It is a strange phenomenon of human memory that we can lose entire empires in the blind spots of history. When we speak of ancient superpowers, we immediately name-drop Rome, Persia, and China. But in doing so, we leave out the most enigmatic titan of the ancient world’s VIP list.

If you asked a geopolitical insider in the 3rd century AD to name the world’s greatest empires, they wouldn’t stop at three. They would name a fourth—a powerhouse of trade, wealth, and impossible engineering that has been hiding in plain sight.

The Fourth Giant

Back in the 3rd and 4th centuries AD, if you wanted to move luxury goods between the Roman Empire and Ancient India, you had to navigate the treacherous waters of the Red Sea. And if you sailed the Red Sea, you answered to the Kingdom of Aksum.

Located in modern-day northern Ethiopia, Aksum was far more than a wealthy trade hub; it was an absolute juggernaut. The Persian prophet Mani, arguably the ultimate geopolitical insider of his era, explicitly classified Aksum as one of the four great powers of the ancient world, standing shoulder-to-shoulder with Rome, Persia, and China.

But the Aksumite elite weren’t satisfied with merely being rich in life.
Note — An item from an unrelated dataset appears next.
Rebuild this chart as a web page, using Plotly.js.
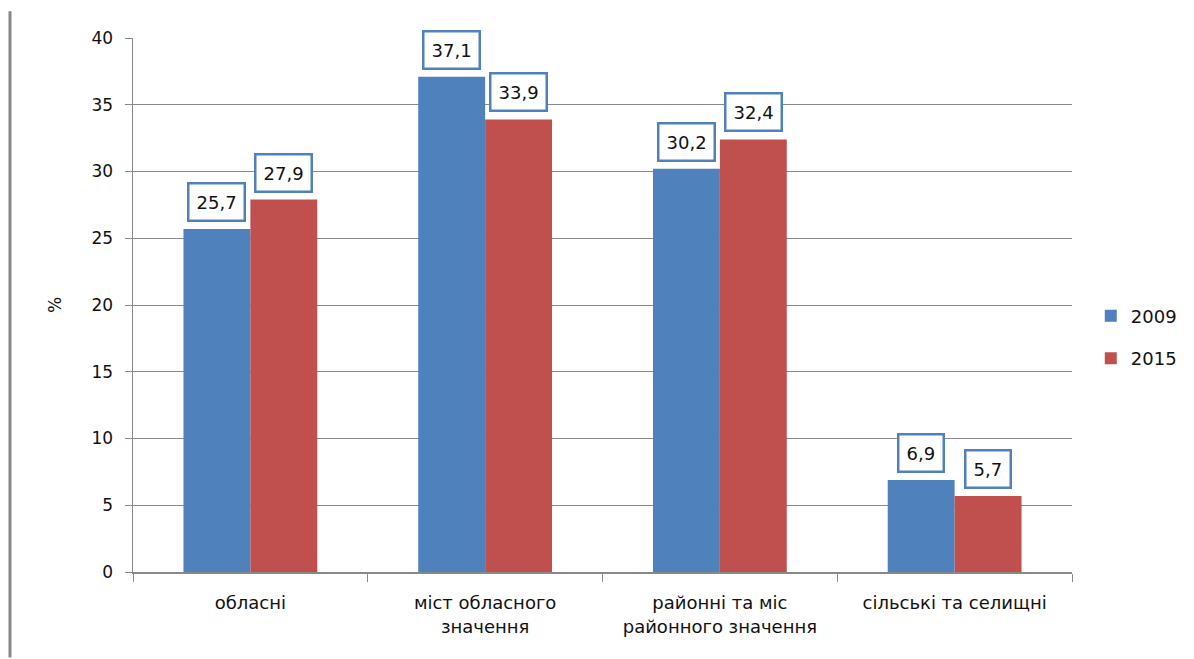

They wanted to ensure their absolute dominance was immortalized in death. To do that, they built monuments that continue to baffle modern engineers.

Skyscrapers of the Dead

Imagine walking through an ancient African metropolis and looking up to see towering stone monoliths piercing the sky. These are the Obelisks of Aksum, more accurately known as stelae.

These were not your average tombstones. They were colossal markers for the sprawling, labyrinthine underground burial chambers of Aksumite royalty. But here is the truly mind-bending detail: they were intricately carved to look like multi-story palaces.

Hewn from single, massive pieces of nepheline syenite—a rock as stubbornly hard as granite, quarried miles away—these monoliths are architectural marvels. Ancient stonemasons carved false doors at the base, complete with meticulously detailed ring handles and locks. Above the doors, they chiseled rows of false windows separated by timber-like beams, perfectly mimicking the domestic architecture of the Aksumite elite.

It was an unparalleled display of ancient hubris. But as with all empires built on ambition, the relentless drive for supremacy eventually triggered a catastrophic collapse.

The 520-Ton Catastrophe

If you think today’s billionaires are overly competitive, they have nothing on the Aksumite kings. In a fierce architectural arms race, successive rulers kept trying to outdo one another by commissioning taller, heavier, and more impossible stelae.

This obsession culminated in the Great Stele. Measuring over 33 meters (108 feet) tall and weighing a staggering 520 tons, it is believed to be the largest single piece of stone ever quarried and attempted to be erected in the ancient world.

Notice the word attempted.

The engineering required to extract and transport a 520-ton rock is staggering enough, but standing it upright? That was a bridge too far. During its erection, the colossal stone lost its balance. In a terrifying display of gravity, the monolith crashed into the earth and shattered into massive fragments.

This catastrophic failure was highly symbolic. Many historians believe the shattering of the Great Stele marked the abrupt end of the monumental stelae-building era. The empire was changing. Under King Ezana—whose own 24-meter (79-foot) stele remains the tallest still standing in its original position—the empire transitioned to Christianity, and the era of the giant false palaces was buried forever.

A Heist of Fascist Proportions

You would think the drama ended in antiquity, but these stones harbor a modern mystery, too.

For centuries, a third famous monument, the 24-meter Obelisk of Axum, guarded the secrets of the dead. But in 1937, Benito Mussolini’s fascist troops occupied Ethiopia. Desperate to project imperial glory, Mussolini ordered his soldiers to loot the massive obelisk. They cut the ancient monolith into pieces and shipped it off to Rome as a war trophy.

For decades, the stolen monument stood in Italy, a glaring, towering reminder of colonial theft. But Ethiopians never stopped fighting for their history. After decades of relentless diplomatic pressure and negotiations, the obelisk was finally returned to Ethiopia in 2005.

Re-erecting it was a monumental feat of modern engineering, finally completed in 2008. Today, it stands tall once again—not just as a tomb marker for a forgotten king, but as a towering symbol of national pride and the reclamation of African heritage.

The next time someone tries to tell you that ancient history was only made in Rome or Greece, point them toward the Horn of Africa. The Kingdom of Aksum carved their legacy into the hardest stone on earth, and despite gravity, time, and fascist dictators, their stories are still standing.